I also know this: "One More Try" couldn't have skated by on such a sparse arrangement if it hadn't been, at its core, a fundamentally well-structured composition. Sure, production-wise, it sounds like a hit from 1988, but compositionally, this sucker could have been a hit in 1968. Think of what Otis Redding or Etta James might have done with it on a muggy summer night at Muscle Shoals. Do I even detect a little Pachelbel's "Canon In D" in the chord progression? Screw 1968; it could've even been a hit in 1688. Like the never-ending "Canon," "One More Try" circles and circles and circles without ever seeming capable of resolving its underlying tension, as a wary, bruised George pleads desperately with a potential new lover that he just isn't ready to love again, damn it, oh, fine, what the hell. Indeed, when the backing slows to an agonizing crawl in those last few seconds and George finally finds it within himself to open his wounded heart to humanity once more, it's like one of those moments at the end of a Bresson film; as with Michel in his jail cell at the end of Pickpocket, or the donkey in the field at the end of Au Hasard Balthazar, one senses all discord finally turning to harmony, and the work reaches an unexpected but entirely logical state of grace (sheesh, I'm starting to sound like Professor Higglediggle here). Note, also, that the very last lines are the only time George even sings the title of the song. He could have called it "Ain't No Joy For An Uptown Boy," but that wouldn't have quite captured the mood of the piece, I suppose.

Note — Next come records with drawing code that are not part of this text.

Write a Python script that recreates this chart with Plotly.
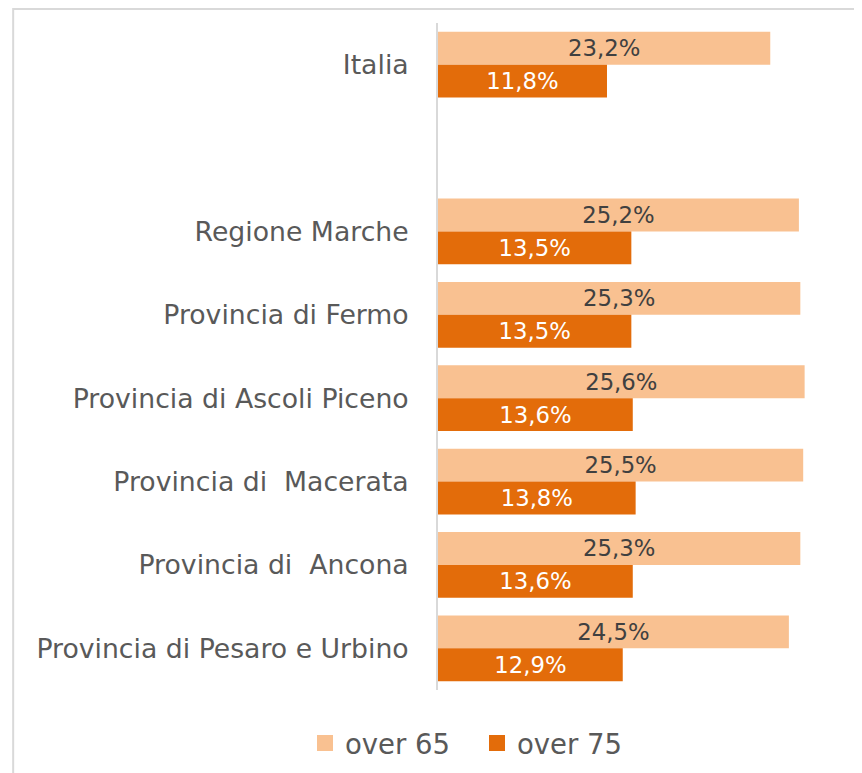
import plotly.graph_objects as go

categories = ["Italia", " ", "Regione Marche", "Provincia di Fermo",
              "Provincia di Ascoli Piceno", "Provincia di  Macerata",
              "Provincia di  Ancona", "Provincia di Pesaro e Urbino"]
over65 = [23.2, None, 25.2, 25.3, 25.6, 25.5, 25.3, 24.5]
over75 = [11.8, None, 13.5, 13.5, 13.6, 13.8, 13.6, 12.9]
series_names = ["over 65", "over 75"]
colors = ["#F9C191", "#E36C0A"]

# page has an 8px body margin; work in figure coordinates
W, H = 854, 765
L, T, B = 430, 15, 83
PX_PER_UNIT = 14.31
XMAX = 28
plot_w = XMAX * PX_PER_UNIT
R = W - L - plot_w
plot_h = H - T - B
FONT = "DejaVu Sans"

fig = go.Figure()
for vals, name, col, tcol in zip([over65, over75], series_names, colors,
                                 ["#404040", "#FFFFFF"]):
    fig.add_trace(go.Bar(
        y=categories, x=vals, orientation="h", name=name, showlegend=False,
        marker=dict(color=col, line=dict(width=0)),
        texttemplate="%{x:.1f}%", textposition="inside", insidetextanchor="middle",
        textfont=dict(color=tcol, size=24.5, family=FONT),
        hoverinfo="skip",
    ))
for name, col in zip(series_names, colors):
    fig.add_trace(go.Scatter(
        x=[None], y=[None], mode="markers", name=name,
        marker=dict(symbol="square", size=18, color=col, line=dict(width=0)),
    ))

fig.update_layout(
    width=W, height=H,
    margin=dict(l=L, r=R, t=T, b=B, pad=0),
    paper_bgcolor="white", plot_bgcolor="white",
    barmode="group", bargap=0.21, bargroupgap=0,
    separators=",.",
    font=dict(family=FONT, color="#595959"),
    showlegend=True,
    legend=dict(orientation="h", xref="container", x=297 / W, xanchor="left",
                yref="container", y=(H - 735) / H, yanchor="middle",
                font=dict(size=27.5, color="#595959"), traceorder="normal",
                itemwidth=30, entrywidth=127, borderwidth=0,
                bgcolor="rgba(0,0,0,0)"),
    xaxis=dict(range=[0, XMAX], showgrid=False, showticklabels=False,
               zeroline=False, showline=False, ticks=""),
    yaxis=dict(autorange="reversed", type="category", categoryorder="array",
               categoryarray=categories, showgrid=False, showline=True,
               linecolor="#D9D9D9", linewidth=2, ticks="",
               tickfont=dict(size=26.7, color="#595959"), ticklabelstandoff=22),
    shapes=[dict(type="rect", xref="paper", yref="paper",
                 x0=(5.5 - L) / plot_w, x1=3,
                 y0=-2, y1=(H - B - 1) / plot_h,
                 line=dict(color="#D9D9D9", width=2), layer="below")],
)
fig.write_html("out.html")
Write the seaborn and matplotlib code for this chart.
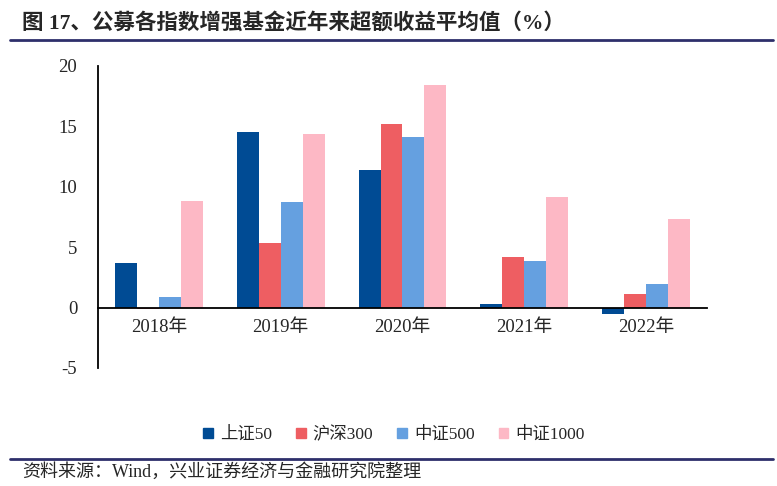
import pandas as pd
import matplotlib.pyplot as plt
import seaborn as sns

# data
years = ['2018年', '2019年', '2020年', '2021年', '2022年']
sz50 = [3.7, 14.5, 11.35, 0.28, -0.52]
hs300 = [-0.1, 5.35, 15.2, 4.15, 1.13]
zz500 = [0.88, 8.75, 14.1, 3.87, 1.94]
zz1000 = [8.8, 14.4, 18.4, 9.15, 7.35]
series = ['上证50', '沪深300', '中证500', '中证1000']
colours = ['#004B94', '#EE5E62', '#65A0E0', '#FDB8C5']

df = pd.DataFrame({'年份': years * 4,
                   '指数': [s for s in series for _ in years],
                   '值': sz50 + hs300 + zz500 + zz1000})

sns.set_style('white')
plt.rcParams['font.family'] = ['Liberation Serif', 'Noto Sans CJK SC']
plt.rcParams['axes.unicode_minus'] = False

fig = plt.figure(figsize=(7.77, 4.86), dpi=100)
ax = fig.add_axes([0.1261, 0.2428, 0.7838, 0.6214])

sns.barplot(data=df, x='年份', y='值', hue='指数', palette=colours,
            saturation=1, width=0.72, gap=0, ax=ax, legend=False)
for p in ax.patches:
    p.set_edgecolor('none')

ax.set_xlim(-0.5, 4.5)
ax.set_ylim(-5, 20)
ax.set_yticks([-5, 0, 5, 10, 15, 20])
ax.set_yticklabels(['-5', '0', '5', '10', '15', '20'])
ax.set_xlabel('')
ax.set_ylabel('')
for s in ['top', 'right']:
    ax.spines[s].set_visible(False)
ax.spines['bottom'].set_position(('data', 0))
ax.spines['left'].set_color('black')
ax.spines['bottom'].set_color('black')
ax.spines['left'].set_linewidth(1.3)
ax.spines['bottom'].set_linewidth(1.3)
ax.tick_params(axis='y', direction='in', length=5, width=1.3, labelsize=13.5, pad=15)
ax.tick_params(axis='x', length=0, labelsize=13.5, pad=8)

# legend
handles = [plt.Rectangle((0, 0), 1, 1, color=c) for c in colours]
fig.legend(handles, series, loc='center', bbox_to_anchor=(0.507, 0.105), ncol=4,
           frameon=False, fontsize=12.5, handlelength=0.55, handleheight=0.55,
           handletextpad=0.4, columnspacing=1.4)

# title, rules and source
fig.text(0.028, 0.953, '图 17、公募各指数增强基金近年来超额收益平均值（%）',
         fontsize=15.5, fontweight='bold', va='center', ha='left')
fig.add_artist(plt.Line2D([0.013, 0.995], [0.918, 0.918], color='#2E2F6B', lw=2))
fig.add_artist(plt.Line2D([0.013, 0.995], [0.056, 0.056], color='#2E2F6B', lw=2))
fig.text(0.028, 0.028, '资料来源：Wind，兴业证券经济与金融研究院整理',
         fontsize=13, va='center', ha='left')

fig.savefig('out.png', dpi=100)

Of course, Pachelbel and Bresson don't exactly ooze sultry R&B vibes. I can sit here and tell you how soulful "One More Try" is, but don't take my word for it: in addition to hitting #1 on the Billboard Hot 100, it also, somehow, some way, topped the Billboard R&B chart. And George Michael was many things, but one of those many things was not black. Look out, Hall & Oates.



I guess George was feeling cocky at this point, because when it came time to shoot the video, he decided to make it even more minimalist than the song itself. As the camera fades up, we find George sitting pensively in a dusty room, obscured in shadow, with a ghostly light pouring in through two stained glass windows behind him. And then the camera holds that shot. And holds it. And holds it.

And it's mesmerizing.

You can't turn away! There's not a single cut, and yet one feels an entire narrative of longing, doubt, regret, and hesitation unfolding before one's eyes. The viewer doesn't even get treated to a close-up of his singing, bearded visage until the 2:47 mark. Now that's balls. It probably took them about twenty minutes to film the video, and about ten minutes to edit it. I'll bet half the budget simply went to George's makeup. And why is there so much dust in the room? Did they think about vacuuming? Or maybe they could have just opened up one of those stained glass windows, you know, let a little air in. Wait. Maybe that grey haze is supposed to be George's aura. And why are the love seat and the floor covered with sheets? Is George squatting in someone else's posh London apartment? No, I've got it: they were trying to protect the upholstery from his continually dripping sexiness. Professor Higglediggle's analysis:
The boldly static image that opens the piece attempts to confront the psychologically dormant and/or sociologically neutered viewer with a (re)contextualized (re)creation of that very dormancy and impotence, partially echoing Warhol's antagonistic, neo-subversive Empire and Sleep, only lacking those works' intangible post-Brakhage elan. The artist's failure/refusal to properly decorate, light, or heat ("I'm so cold inside") his dwelling suggests his nominal inability to live within the capitalist framework of Thatcherite England, although the income generated by his music ironically further propagated the system he sought to oppose. Furthermore, Michael's toothless plea, "Cause teacher, there are things/That I don't want to learn" may be read as ineffective anti-authoritarian posturing, what Barthes referred to as Doxa, as opposed to the preferred Para-Doxa. However, his pseudo-rejection of this educational figure may be refer, in a Lacanian sense, to buried childhood trauma, given that the "last teacher [he] had made [him] cry."